▶ _RAW DATA_:
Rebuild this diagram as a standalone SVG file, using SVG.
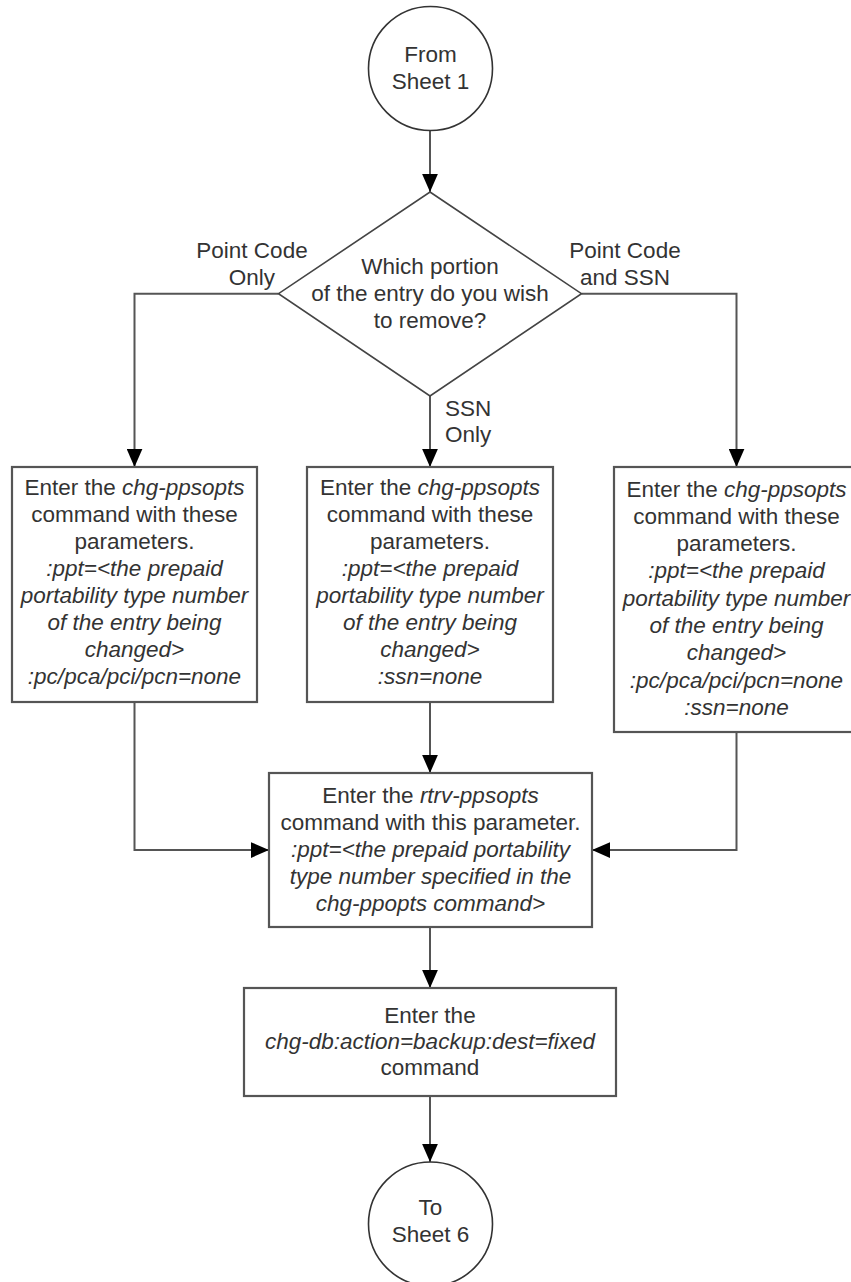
<svg xmlns="http://www.w3.org/2000/svg" width="851" height="1282" viewBox="0 0 851 1282">
<defs>
<marker id="arr" markerUnits="userSpaceOnUse" markerWidth="18" markerHeight="16" viewBox="0 0 16 14" refX="16" refY="7" orient="auto">
<path d="M0,0 L16,7 L0,14 Z" fill="#000"/>
</marker>
<style>
text{font-family:"Liberation Sans",Arial,sans-serif;font-size:22.5px;fill:#333;text-anchor:middle}
.i{font-style:italic}
.l{text-anchor:start}
.box{fill:#fff;stroke:#555;stroke-width:2.2}
.circ{fill:#fff;stroke:#333;stroke-width:1.6}
.dia{fill:#fff;stroke:#444;stroke-width:1.6}
.con{fill:none;stroke:#555;stroke-width:2;marker-end:url(#arr)}
</style>
</defs>
<rect width="851" height="1282" fill="#fff"/>
<g id="connectors">
<path class="con" d="M430,130 V192"/>
<path class="con" d="M278.5,293.7 H134.5 V467"/>
<path class="con" d="M430,396 V467"/>
<path class="con" d="M581.5,293.7 H736.5 V467"/>
<path class="con" d="M134.5,702 V850 H269"/>
<path class="con" d="M430,702 V773"/>
<path class="con" d="M736.5,732 V850 H592"/>
<path class="con" d="M430,927 V988"/>
<path class="con" d="M430,1096 V1162"/>
</g>
<g id="start">
<circle class="circ" cx="430.5" cy="68.5" r="62"/>
<text x="430.5" y="62">From</text>
<text x="430.5" y="89">Sheet 1</text>
</g>
<g id="decision">
<path class="dia" d="M430,192 L581.5,293.7 L430,396 L278.5,293.7 Z"/>
<text x="430" y="274">Which portion</text>
<text x="430" y="301">of the entry do you wish</text>
<text x="430" y="328">to remove?</text>
</g>
<g id="labels">
<text x="252" y="258">Point Code</text>
<text x="252" y="285">Only</text>
<text x="625" y="258">Point Code</text>
<text x="625" y="285">and SSN</text>
<text class="l" x="445" y="416">SSN</text>
<text class="l" x="445" y="442">Only</text>
</g>
<g id="box-pc">
<rect class="box" x="12" y="467" width="245" height="235"/>
<text x="134.5" y="495">Enter the <tspan class="i">chg-ppsopts</tspan></text>
<text x="134.5" y="522">command with these</text>
<text x="134.5" y="549">parameters.</text>
<text class="i" x="134.5" y="576">:ppt=&lt;the prepaid</text>
<text class="i" x="134.5" y="603">portability type number</text>
<text class="i" x="134.5" y="630">of the entry being</text>
<text class="i" x="134.5" y="657">changed&gt;</text>
<text class="i" x="134.5" y="684">:pc/pca/pci/pcn=none</text>
</g>
<g id="box-ssn">
<rect class="box" x="307" y="467" width="246" height="235"/>
<text x="430" y="495">Enter the <tspan class="i">chg-ppsopts</tspan></text>
<text x="430" y="522">command with these</text>
<text x="430" y="549">parameters.</text>
<text class="i" x="430" y="576">:ppt=&lt;the prepaid</text>
<text class="i" x="430" y="603">portability type number</text>
<text class="i" x="430" y="630">of the entry being</text>
<text class="i" x="430" y="657">changed&gt;</text>
<text class="i" x="430" y="684">:ssn=none</text>
</g>
<g id="box-pcssn">
<rect class="box" x="614" y="467" width="245" height="265"/>
<text x="736.5" y="497">Enter the <tspan class="i">chg-ppsopts</tspan></text>
<text x="736.5" y="524">command with these</text>
<text x="736.5" y="551">parameters.</text>
<text class="i" x="736.5" y="578">:ppt=&lt;the prepaid</text>
<text class="i" x="736.5" y="606">portability type number</text>
<text class="i" x="736.5" y="633">of the entry being</text>
<text class="i" x="736.5" y="660">changed&gt;</text>
<text class="i" x="736.5" y="688">:pc/pca/pci/pcn=none</text>
<text class="i" x="736.5" y="715">:ssn=none</text>
</g>
<g id="box-rtrv">
<rect class="box" x="269" y="773" width="323" height="154"/>
<text x="430.5" y="803">Enter the <tspan class="i">rtrv-ppsopts</tspan></text>
<text x="430.5" y="830">command with this parameter.</text>
<text class="i" x="430.5" y="857">:ppt=&lt;the prepaid portability</text>
<text class="i" x="430.5" y="884">type number specified in the</text>
<text class="i" x="430.5" y="911">chg-ppopts command&gt;</text>
</g>
<g id="box-backup">
<rect class="box" x="244" y="988" width="372" height="108"/>
<text x="430" y="1023">Enter the</text>
<text class="i" x="430" y="1049">chg-db:action=backup:dest=fixed</text>
<text x="430" y="1075">command</text>
</g>
<g id="end">
<circle class="circ" cx="430.5" cy="1224" r="62"/>
<text x="430.5" y="1215">To</text>
<text x="430.5" y="1242">Sheet 6</text>
</g>
</svg>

▶ _JOB_:
Each line that holds the string "this" counts once; give the total and nothing else.

▶ _RESULT_:
2